### [What is required]
Write out the material again exactly, please, and omit the pictures.

### [Provided data]
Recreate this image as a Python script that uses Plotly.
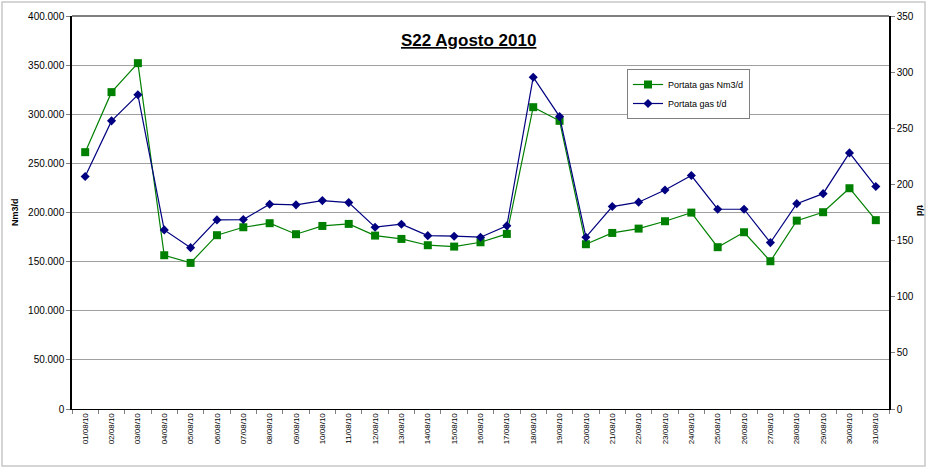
import plotly.graph_objects as go

dates = ["01/08/10","02/08/10","03/08/10","04/08/10","05/08/10","06/08/10","07/08/10","08/08/10",
         "09/08/10","10/08/10","11/08/10","12/08/10","13/08/10","14/08/10","15/08/10","16/08/10",
         "17/08/10","18/08/10","19/08/10","20/08/10","21/08/10","22/08/10","23/08/10","24/08/10",
         "25/08/10","26/08/10","27/08/10","28/08/10","29/08/10","30/08/10","31/08/10"]

portata_nm3 = [261400, 322500, 352000, 156500, 148700, 176900, 185000, 189100,
               177900, 186300, 188400, 176500, 173100, 166700, 165300, 169700,
               178200, 307200, 293300, 167700, 179200, 183600, 191100, 199900,
               164700, 179900, 150400, 191700, 200300, 224700, 192200]

portata_t = [207.0, 256.6, 279.8, 159.5, 143.7, 168.4, 168.7, 182.4,
             181.8, 185.6, 183.8, 161.9, 164.6, 154.4, 153.9, 153.0,
             163.1, 295.5, 260.4, 153.0, 180.3, 184.2, 195.1, 207.9,
             177.9, 177.9, 148.2, 182.9, 191.8, 228.1, 198.1]

left_ticks = [0, 50000, 100000, 150000, 200000, 250000, 300000, 350000, 400000]
left_labels = ["0", "50.000", "100.000", "150.000", "200.000", "250.000", "300.000", "350.000", "400.000"]
right_ticks = [0, 50, 100, 150, 200, 250, 300, 350]

FONT = "Liberation Sans, Arial, sans-serif"
L, R, T, B = 72, 889, 16, 409
PW, PH = R - L, B - T

def px(x):
    return (x - L) / PW

def py(y):
    return (B - y) / PH

fig = go.Figure()
fig.add_trace(go.Scatter(
    x=dates, y=portata_nm3, name="Portata gas Nm3/d", mode="lines+markers",
    line=dict(color="#008000", width=1.2),
    marker=dict(symbol="square", size=8, color="#008000"),
))
fig.add_trace(go.Scatter(
    x=dates, y=portata_t, name="Portata gas t/d", mode="lines+markers", yaxis="y2",
    line=dict(color="#000080", width=1.2),
    marker=dict(symbol="diamond", size=7, color="#000080"),
))

fig.update_layout(
    width=928, height=470,
    margin=dict(l=L, r=928 - R, t=T, b=470 - B, autoexpand=False),
    paper_bgcolor="white", plot_bgcolor="white",
    font=dict(family=FONT, size=10, color="#000000"),
    showlegend=True,
    legend=dict(x=px(627), y=py(69), xanchor="left", yanchor="top",
                bordercolor="#808080", borderwidth=1, bgcolor="white",
                font=dict(size=9, family=FONT), tracegroupgap=0,
                itemwidth=30),
    xaxis=dict(type="category", showgrid=False, showline=True, linecolor="#000000",
               linewidth=1, ticks="outside", ticklen=4, tickcolor="#808080",
               tickson="boundaries", tickangle=-90, automargin=False,
               tickfont=dict(size=8, family=FONT, color="#000000"), range=[-0.5, 30.5]),
    yaxis=dict(range=[0, 400000], tickvals=left_ticks, ticktext=left_labels,
               showgrid=True, gridcolor="#a0a0a0", gridwidth=1,
               showline=True, linecolor="#000000", linewidth=1.5,
               ticks="outside", ticklen=4, tickcolor="#808080", automargin=False,
               zeroline=False, tickfont=dict(size=10, family=FONT)),
    yaxis2=dict(range=[0, 350], tickvals=right_ticks, overlaying="y", side="right",
                showgrid=False, showline=True, linecolor="#000000", linewidth=1.5,
                ticks="outside", ticklen=4, tickcolor="#808080", automargin=False,
                zeroline=False, tickfont=dict(size=10, family=FONT)),
    annotations=[
        dict(text="<b><u>S22 Agosto 2010</u></b>", xref="paper", yref="paper",
             x=px(468), y=py(40), xanchor="center", yanchor="middle",
             showarrow=False, font=dict(size=17, family=FONT, color="#000000")),
        dict(text="<b>Nm3/d</b>", xref="paper", yref="paper", x=px(15), y=py(212),
             xanchor="center", yanchor="middle", textangle=-90, showarrow=False,
             font=dict(size=9, family=FONT, color="#000000")),
        dict(text="<b>t/d</b>", xref="paper", yref="paper", x=px(920), y=py(210),
             xanchor="center", yanchor="middle", textangle=90, showarrow=False,
             font=dict(size=9, family=FONT, color="#000000")),
    ],
    shapes=[
        dict(type="line", xref="paper", yref="paper", x0=0, x1=1, y0=1, y1=1,
             line=dict(color="#808080", width=2)),
        dict(type="rect", xref="paper", yref="paper",
             x0=px(2), x1=px(925), y0=py(466), y1=py(2),
             line=dict(color="#c8c8c8", width=1.5), fillcolor="rgba(0,0,0,0)", layer="below"),
    ],
)

fig.write_html("out.html", config={"displayModeBar": False},
               post_script="document.body.style.margin='0';document.body.style.padding='0';")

### [Response below]
Recreate this image as a Python script that uses Plotly.
import plotly.graph_objects as go

dates = ["01/08/10","02/08/10","03/08/10","04/08/10","05/08/10","06/08/10","07/08/10","08/08/10",
         "09/08/10","10/08/10","11/08/10","12/08/10","13/08/10","14/08/10","15/08/10","16/08/10",
         "17/08/10","18/08/10","19/08/10","20/08/10","21/08/10","22/08/10","23/08/10","24/08/10",
         "25/08/10","26/08/10","27/08/10","28/08/10","29/08/10","30/08/10","31/08/10"]

portata_nm3 = [261400, 322500, 352000, 156500, 148700, 176900, 185000, 189100,
               177900, 186300, 188400, 176500, 173100, 166700, 165300, 169700,
               178200, 307200, 293300, 167700, 179200, 183600, 191100, 199900,
               164700, 179900, 150400, 191700, 200300, 224700, 192200]

portata_t = [207.0, 256.6, 279.8, 159.5, 143.7, 168.4, 168.7, 182.4,
             181.8, 185.6, 183.8, 161.9, 164.6, 154.4, 153.9, 153.0,
             163.1, 295.5, 260.4, 153.0, 180.3, 184.2, 195.1, 207.9,
             177.9, 177.9, 148.2, 182.9, 191.8, 228.1, 198.1]

left_ticks = [0, 50000, 100000, 150000, 200000, 250000, 300000, 350000, 400000]
left_labels = ["0", "50.000", "100.000", "150.000", "200.000", "250.000", "300.000", "350.000", "400.000"]
right_ticks = [0, 50, 100, 150, 200, 250, 300, 350]

FONT = "Liberation Sans, Arial, sans-serif"
L, R, T, B = 72, 889, 16, 409
PW, PH = R - L, B - T

def px(x):
    return (x - L) / PW

def py(y):
    return (B - y) / PH

fig = go.Figure()
fig.add_trace(go.Scatter(
    x=dates, y=portata_nm3, name="Portata gas Nm3/d", mode="lines+markers",
    line=dict(color="#008000", width=1.2),
    marker=dict(symbol="square", size=8, color="#008000"),
))
fig.add_trace(go.Scatter(
    x=dates, y=portata_t, name="Portata gas t/d", mode="lines+markers", yaxis="y2",
    line=dict(color="#000080", width=1.2),
    marker=dict(symbol="diamond", size=7, color="#000080"),
))

fig.update_layout(
    width=928, height=470,
    margin=dict(l=L, r=928 - R, t=T, b=470 - B, autoexpand=False),
    paper_bgcolor="white", plot_bgcolor="white",
    font=dict(family=FONT, size=10, color="#000000"),
    showlegend=True,
    legend=dict(x=px(627), y=py(69), xanchor="left", yanchor="top",
                bordercolor="#808080", borderwidth=1, bgcolor="white",
                font=dict(size=9, family=FONT), tracegroupgap=0,
                itemwidth=30),
    xaxis=dict(type="category", showgrid=False, showline=True, linecolor="#000000",
               linewidth=1, ticks="outside", ticklen=4, tickcolor="#808080",
               tickson="boundaries", tickangle=-90, automargin=False,
               tickfont=dict(size=8, family=FONT, color="#000000"), range=[-0.5, 30.5]),
    yaxis=dict(range=[0, 400000], tickvals=left_ticks, ticktext=left_labels,
               showgrid=True, gridcolor="#a0a0a0", gridwidth=1,
               showline=True, linecolor="#000000", linewidth=1.5,
               ticks="outside", ticklen=4, tickcolor="#808080", automargin=False,
               zeroline=False, tickfont=dict(size=10, family=FONT)),
    yaxis2=dict(range=[0, 350], tickvals=right_ticks, overlaying="y", side="right",
                showgrid=False, showline=True, linecolor="#000000", linewidth=1.5,
                ticks="outside", ticklen=4, tickcolor="#808080", automargin=False,
                zeroline=False, tickfont=dict(size=10, family=FONT)),
    annotations=[
        dict(text="<b><u>S22 Agosto 2010</u></b>", xref="paper", yref="paper",
             x=px(468), y=py(40), xanchor="center", yanchor="middle",
             showarrow=False, font=dict(size=17, family=FONT, color="#000000")),
        dict(text="<b>Nm3/d</b>", xref="paper", yref="paper", x=px(15), y=py(212),
             xanchor="center", yanchor="middle", textangle=-90, showarrow=False,
             font=dict(size=9, family=FONT, color="#000000")),
        dict(text="<b>t/d</b>", xref="paper", yref="paper", x=px(920), y=py(210),
             xanchor="center", yanchor="middle", textangle=90, showarrow=False,
             font=dict(size=9, family=FONT, color="#000000")),
    ],
    shapes=[
        dict(type="line", xref="paper", yref="paper", x0=0, x1=1, y0=1, y1=1,
             line=dict(color="#808080", width=2)),
        dict(type="rect", xref="paper", yref="paper",
             x0=px(2), x1=px(925), y0=py(466), y1=py(2),
             line=dict(color="#c8c8c8", width=1.5), fillcolor="rgba(0,0,0,0)", layer="below"),
    ],
)

fig.write_html("out.html", config={"displayModeBar": False},
               post_script="document.body.style.margin='0';document.body.style.padding='0';")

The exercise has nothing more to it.